Katherine Ocampo-Mosquera, Afrolatinizamos Cohort 2023
Objectives and Standards
Objective:
Students will be able to identify figurative language & macaronic language in poetry.
Class/Subject/Content:
High School Beginning of the Year Unit (English Language Arts)
English Language Arts Standards: (Based on New York State)
Standard 5:
Analyze the structure of texts, including how specific sentences, paragraphs, and larger portions of the text (e.g., a section, chapter, scene, or stanza) relate to each other and the whole.
Multilingual Learner Standards:
NYSESLAT Target of Measurement: Listening .9–12.1: Students can identify words, phrases, or sentences that signal important aspects of individuals or events, claims or counterclaims, evidence, multiple points of view, rhetorical devices, and/or the message or theme in grade-level spoken discourse.
NYSESLAT Target of Measurement: Reading .9–12.1: Students can identify words, phrases, or sentences that signal important aspects of individuals or events, claims or counterclaims, evidence, multiple points of view, rhetorical devices, and/or the message or theme in grade-level spoken discourse.
Lesson 4: Figurative Language & Macaronic Language
Topic/Unit:
Identity #1: How does race impact Identity?
Do Now:
Students will answer this question in their notes: What is figurative language & macaronic language in poetry? Think about:
Simile, metaphor, personification, idiom, hyperbole, irony, imagery.
I Do:
Mini Lesson #4: Identifying the figurative language and macaronic language in poetry mini lesson. Mini lesson includes sound devices: Simile, metaphor, personification, idiom, hyperbole, irony, imagery.
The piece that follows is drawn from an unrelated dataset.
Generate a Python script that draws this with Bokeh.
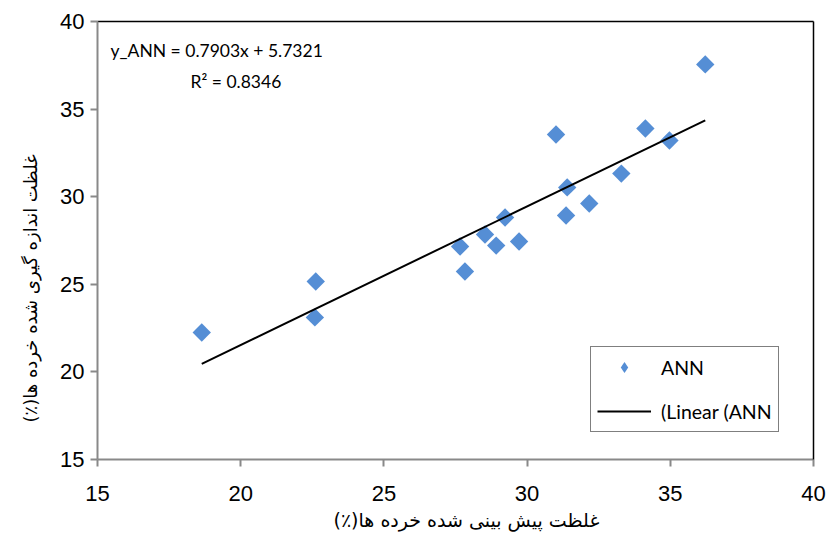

Slideshow.
Introducing the feature poet, and exploring sound devices:
Alan Pelaez Lopez: “the afterlife of illegality”
We Do:
Turn & Talk: What is the macaronic language part of this poem?
Collaboration:
Group Work: In groups, students will use the poem: “the afterlife of illegality” and find examples of simile, metaphor, personification, idiom, hyperbole, irony, and imagery.
You Do:
Exit Ticket: Can you find an additional example of simile, metaphor, personification, idiom, hyperbole, irony in the poem “the afterlife of illegality” by Alan Pelaez Lopez?
Differentiation:
Visual: Mini Lesson Video.
Verbal/Auditory: Audio version of the Poems.
Organizational: Mini Lesson about figurative language.
Metacognitive: Collaboration, and Individual work: Discussing and analyzing lines of the poem “the afterlife of illegality” by Alan Pelaez Lopez?
Kinesthetic: N/A
Assessment
Exit Ticket: Can you find an additional example of simile, metaphor, personification, idiom, hyperbole, irony, and imagery in the poem “the afterlife of illegality” by Alan Pelaez Lopez?
Ideal Questions:
What is a simile?
What is a metaphor?
What is personification?
What is an idiom?
What is a hyperbole?
What is irony?
What is imagery?
Anticipated misunderstandings/misconceptions: Students can get confused with many types of figurative languages, and this lesson focuses on 7 types that are common in most poetry.